# START OF Records to process

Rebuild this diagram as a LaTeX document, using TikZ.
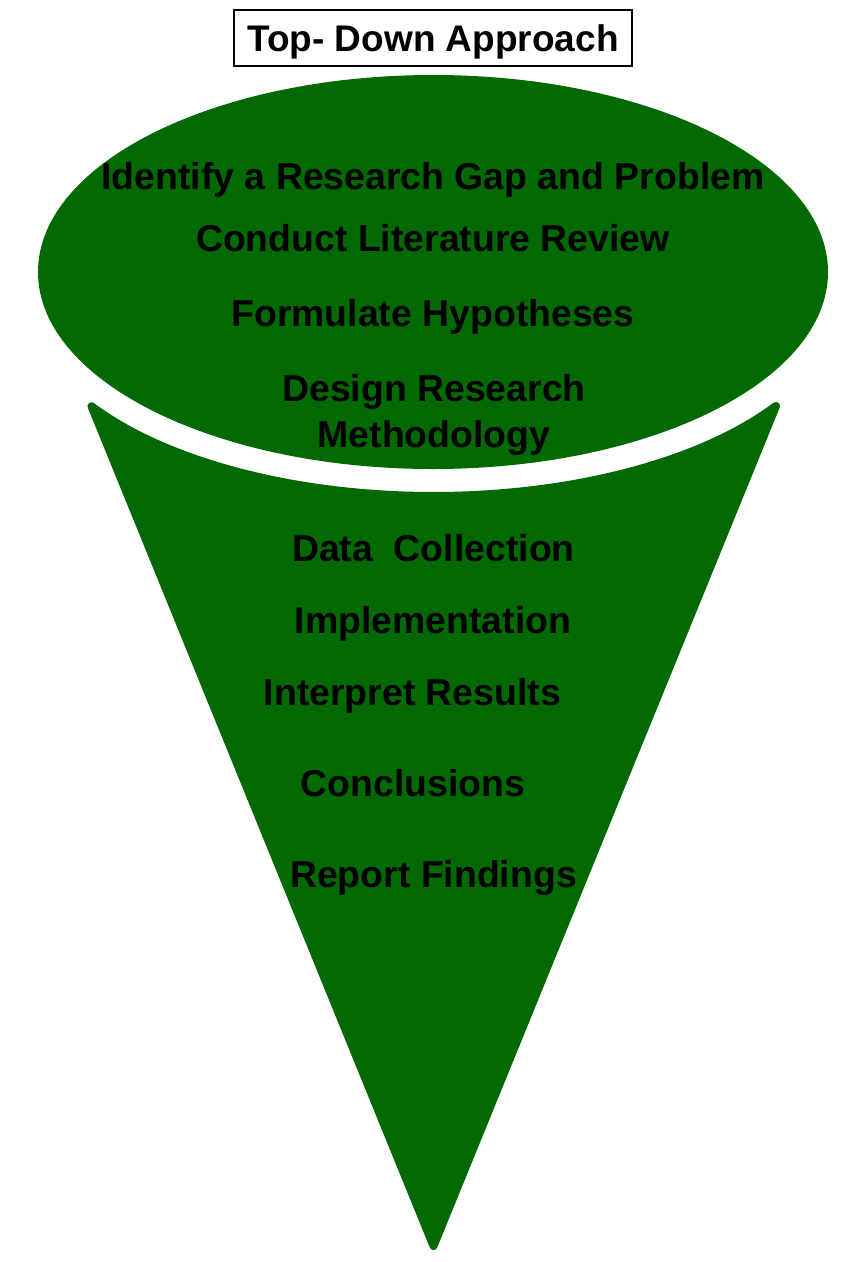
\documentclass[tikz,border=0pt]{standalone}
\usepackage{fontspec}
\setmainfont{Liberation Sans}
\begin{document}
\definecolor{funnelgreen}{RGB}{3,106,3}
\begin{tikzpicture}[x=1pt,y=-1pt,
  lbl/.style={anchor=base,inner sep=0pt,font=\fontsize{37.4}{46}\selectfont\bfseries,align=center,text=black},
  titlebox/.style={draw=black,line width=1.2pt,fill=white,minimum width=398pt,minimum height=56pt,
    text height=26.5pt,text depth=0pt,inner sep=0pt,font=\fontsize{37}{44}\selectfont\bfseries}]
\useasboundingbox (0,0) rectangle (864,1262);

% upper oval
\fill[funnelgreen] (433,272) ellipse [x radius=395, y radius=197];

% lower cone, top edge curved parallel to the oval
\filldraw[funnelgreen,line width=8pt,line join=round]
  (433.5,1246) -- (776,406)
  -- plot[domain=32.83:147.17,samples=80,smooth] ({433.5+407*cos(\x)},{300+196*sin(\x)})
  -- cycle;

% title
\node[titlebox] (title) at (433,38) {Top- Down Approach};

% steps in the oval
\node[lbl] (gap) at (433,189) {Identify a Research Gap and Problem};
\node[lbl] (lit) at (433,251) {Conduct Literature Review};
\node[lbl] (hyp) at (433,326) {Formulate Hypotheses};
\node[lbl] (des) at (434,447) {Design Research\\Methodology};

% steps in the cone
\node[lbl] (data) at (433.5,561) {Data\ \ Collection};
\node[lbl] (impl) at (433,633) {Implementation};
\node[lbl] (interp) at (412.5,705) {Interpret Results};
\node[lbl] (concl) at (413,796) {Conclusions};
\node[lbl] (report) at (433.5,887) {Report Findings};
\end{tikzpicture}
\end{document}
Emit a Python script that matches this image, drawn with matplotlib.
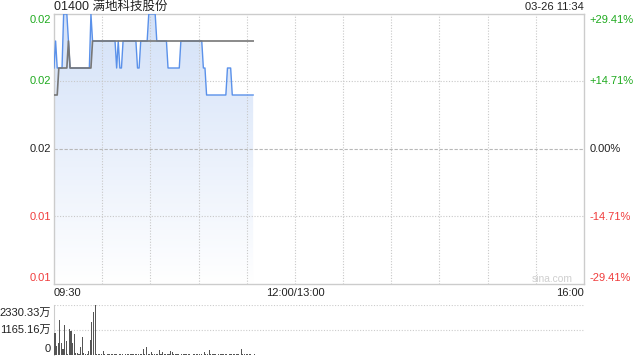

# END OF Records to process

Exercise aim =>
With the pictures left out, transcribe the material exactly.

Answer to the exercise =>
Rebuild this diagram as a LaTeX document, using TikZ.
\documentclass[tikz,border=0pt]{standalone}
\usepackage{fontspec}
\setmainfont{Liberation Sans}
\begin{document}
\definecolor{funnelgreen}{RGB}{3,106,3}
\begin{tikzpicture}[x=1pt,y=-1pt,
  lbl/.style={anchor=base,inner sep=0pt,font=\fontsize{37.4}{46}\selectfont\bfseries,align=center,text=black},
  titlebox/.style={draw=black,line width=1.2pt,fill=white,minimum width=398pt,minimum height=56pt,
    text height=26.5pt,text depth=0pt,inner sep=0pt,font=\fontsize{37}{44}\selectfont\bfseries}]
\useasboundingbox (0,0) rectangle (864,1262);

% upper oval
\fill[funnelgreen] (433,272) ellipse [x radius=395, y radius=197];

% lower cone, top edge curved parallel to the oval
\filldraw[funnelgreen,line width=8pt,line join=round]
  (433.5,1246) -- (776,406)
  -- plot[domain=32.83:147.17,samples=80,smooth] ({433.5+407*cos(\x)},{300+196*sin(\x)})
  -- cycle;

% title
\node[titlebox] (title) at (433,38) {Top- Down Approach};

% steps in the oval
\node[lbl] (gap) at (433,189) {Identify a Research Gap and Problem};
\node[lbl] (lit) at (433,251) {Conduct Literature Review};
\node[lbl] (hyp) at (433,326) {Formulate Hypotheses};
\node[lbl] (des) at (434,447) {Design Research\\Methodology};

% steps in the cone
\node[lbl] (data) at (433.5,561) {Data\ \ Collection};
\node[lbl] (impl) at (433,633) {Implementation};
\node[lbl] (interp) at (412.5,705) {Interpret Results};
\node[lbl] (concl) at (413,796) {Conclusions};
\node[lbl] (report) at (433.5,887) {Report Findings};
\end{tikzpicture}
\end{document}
Emit a Python script that matches this image, drawn with matplotlib.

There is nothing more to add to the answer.